At Investorside's Independents' Day conference of independent research providers on April 8, Suzanne Duncan of the IBM Institute for Business Value reported some startling results from a study of the current state and likely future of the financial industry. Undertaken jointly with the Economist Intelligence Unit and the CFA Institute, and surveying 848 financial markets executives worldwide and 107 of their corporate clients, the study found:
- 70% of the institutions' corporate clients said that their providers put their own interest first, not their clients'. 60% of industry executives surveyed admitted to the same thing.
- Only 10% of hedge funds deliver alpha -- that is, do what they're paid to do.
- Within twenty years, 85--90% of assets under management will be invested in passive instruments such as index funds.
That last forecast (if correct) means pretty much that the money management business as we know it is going to evaporate --though Ms. Duncan, asked what the near-end of active investing meant for the analysts filling the room, did suggest that there would be demand for research (and presumably advice) in asset allocation.
I asked Ms. Duncan: if 85-90% of funds are passively managed, who's going to set prices? She said that academics who have made even more radical forecasts have suggested that price discovery can be adequately handled by those managing just 5% or even less of total assets.

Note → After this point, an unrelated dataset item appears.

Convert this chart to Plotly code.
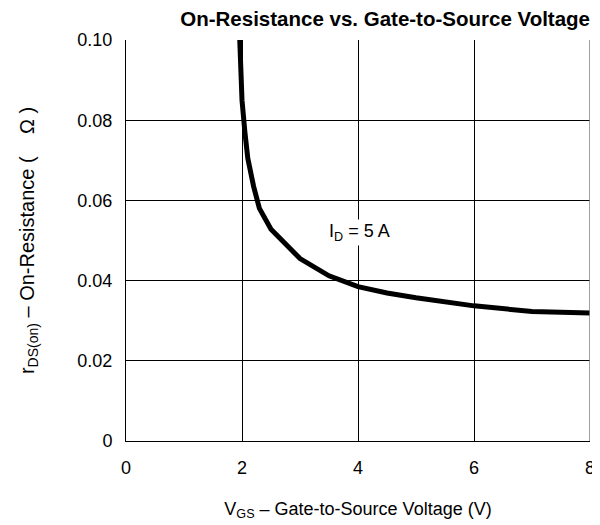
import plotly.graph_objects as go

vgs = [1.96, 2.0, 2.05, 2.1, 2.2, 2.3, 2.5, 3.0, 3.5, 4.0, 4.5, 5.0, 6.0, 7.0, 8.0]
rds = [0.1005, 0.085, 0.077, 0.0705, 0.0635, 0.058, 0.0528, 0.0455, 0.0412, 0.0385, 0.0369, 0.0357, 0.0337, 0.0323, 0.0319]

x_ticks = [0, 2, 4, 6, 8]
y_ticks = [0, 0.02, 0.04, 0.06, 0.08, 0.10]
y_ticklabels = ["0", "0.02", "0.04", "0.06", "0.08", "0.10"]

font = "Arial"

fig = go.Figure()
fig.add_trace(go.Scatter(x=vgs, y=rds, mode="lines",
                         line=dict(color="black", width=5), cliponaxis=True,
                         showlegend=False))

fig.add_annotation(x=3.47, y=0.0519, xref="x", yref="y", xanchor="left", yanchor="middle",
                   text='I<sub style="font-size:80%">D</sub> = 5 A', showarrow=False, bgcolor="white",
                   font=dict(family=font, size=18, color="black"), borderpad=1)

fig.add_shape(type="line", x0=8, x1=8, y0=0, y1=0.1, xref="x", yref="y",
              line=dict(color="#808080", width=1.5))

fig.update_layout(
    width=600, height=525,
    margin=dict(l=118, r=18, t=32, b=92),
    plot_bgcolor="white", paper_bgcolor="white",
    font=dict(family=font, size=18, color="black"),
    title=dict(text="<b>On-Resistance vs. Gate-to-Source Voltage</b>", x=0.97, xanchor="right",
               y=0.993, yanchor="top", pad=dict(t=0, b=0, l=0, r=0),
               font=dict(family=font, size=20.5, color="black")),
    xaxis=dict(range=[0, 8], tickvals=x_ticks, showgrid=True, gridcolor="black", gridwidth=1,
               showline=True, linecolor="black", linewidth=1, mirror=False, ticks="",
               zeroline=False, ticklabelstandoff=10, tickfont=dict(family=font, size=18),
               title=dict(text='V<sub style="font-size:80%">GS</sub> – Gate-to-Source Voltage (V)', standoff=25,
                          font=dict(family=font, size=18))),
    yaxis=dict(range=[0, 0.1], tickvals=y_ticks, ticktext=y_ticklabels, showgrid=True,
               gridcolor="black", gridwidth=1, showline=True, linecolor="black", linewidth=1,
               mirror=False, ticks="", zeroline=False, ticklabelstandoff=9,
               tickfont=dict(family=font, size=18),
               title=dict(text='r<sub style="font-size:85%">DS(on)</sub> – On-Resistance (    Ω )', standoff=37,
                          font=dict(family=font, size=20))),
)

fig.write_html("out.html")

Personally, I'm all for index investing. I've always suspected that 90% of hedge funds were frauds, and that only the best-endowed institutional investors, such as the the top Ivies, had both the acumen and the financial clout to get into the relative handful of truly effective hedge funds under favorable terms. But as Jonathan Clements, the former Wall Street Journal personal finance columnist and evangelist for index investing (now Director of Financial Guidance for Citi's fee-only MyFi advisory service) once wrote, those of us who invest in index funds and other passive vehicles are parasites in a sense, profiting from the collective wisdom of active managers without paying for it. Though I'm not qualified to judge, it strikes me as dangerous to have multi-trillion dollar markets depend for price discovery on the active investment decisions of those managing a tiny fraction of the total assets.